Reviewers: ABataev, carlo.bertolli, grokos, caomhin
Reviewed By: grokos
Subscribers: guansong, openmp-commits
Differential Revision: https://reviews.llvm.org/D44486
git-svn-id: https://llvm.org/svn/llvm-project/openmp/trunk@327639 91177308-0d34-0410-b5e6-96231b3b80d8
diff --git a/libomptarget/deviceRTLs/nvptx/src/data_sharing.cu b/libomptarget/deviceRTLs/nvptx/src/data_sharing.cu
index 41976f6..e739ca9 100644
--- a/libomptarget/deviceRTLs/nvptx/src/data_sharing.cu
+++ b/libomptarget/deviceRTLs/nvptx/src/data_sharing.cu
@@ -342,16 +342,7 @@
DataSharingState.SlotPtr[WID] = RootS;
DataSharingState.TailPtr[WID] = RootS;
-
- // Initialize the stack pointer to be equal to the end of
- // the shared memory slot. This way we ensure that the global
- // version of the stack will be used.
- // TODO: remove this:
- DataSharingState.StackPtr[WID] = RootS->DataEnd;
-
- // TODO: When the use of shared memory is enabled we will have to
- // initialize this with the start of the Data region like so:
- // DataSharingState.StackPtr[WID] = (void *)&RootS->Data[0];
+ DataSharingState.StackPtr[WID] = (void *)&RootS->Data[0];
// We initialize the list of references to arguments here.

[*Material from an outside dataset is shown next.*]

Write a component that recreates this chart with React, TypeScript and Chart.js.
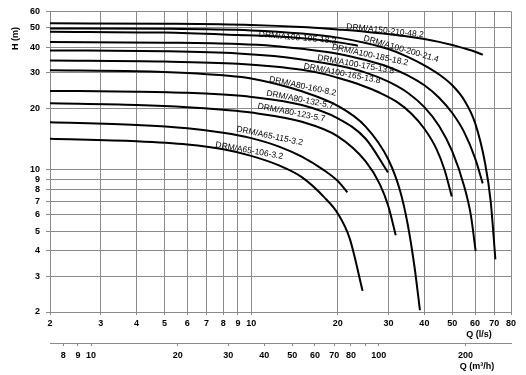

omptarget_nvptx_globalArgs.Init();
@@ -368,11 +359,6 @@
// Called by: master, TODO: call by workers
EXTERN void* __kmpc_data_sharing_push_stack(size_t DataSize,
int16_t UseSharedMemory) {
- // TODO: Add shared memory support. For now, use global memory only for
- // storing the data sharing slots so ignore the pre-allocated
- // shared memory slot.
-
- // Use global memory for storing the stack.
if (IsMasterThread()) {
unsigned WID = getWarpId();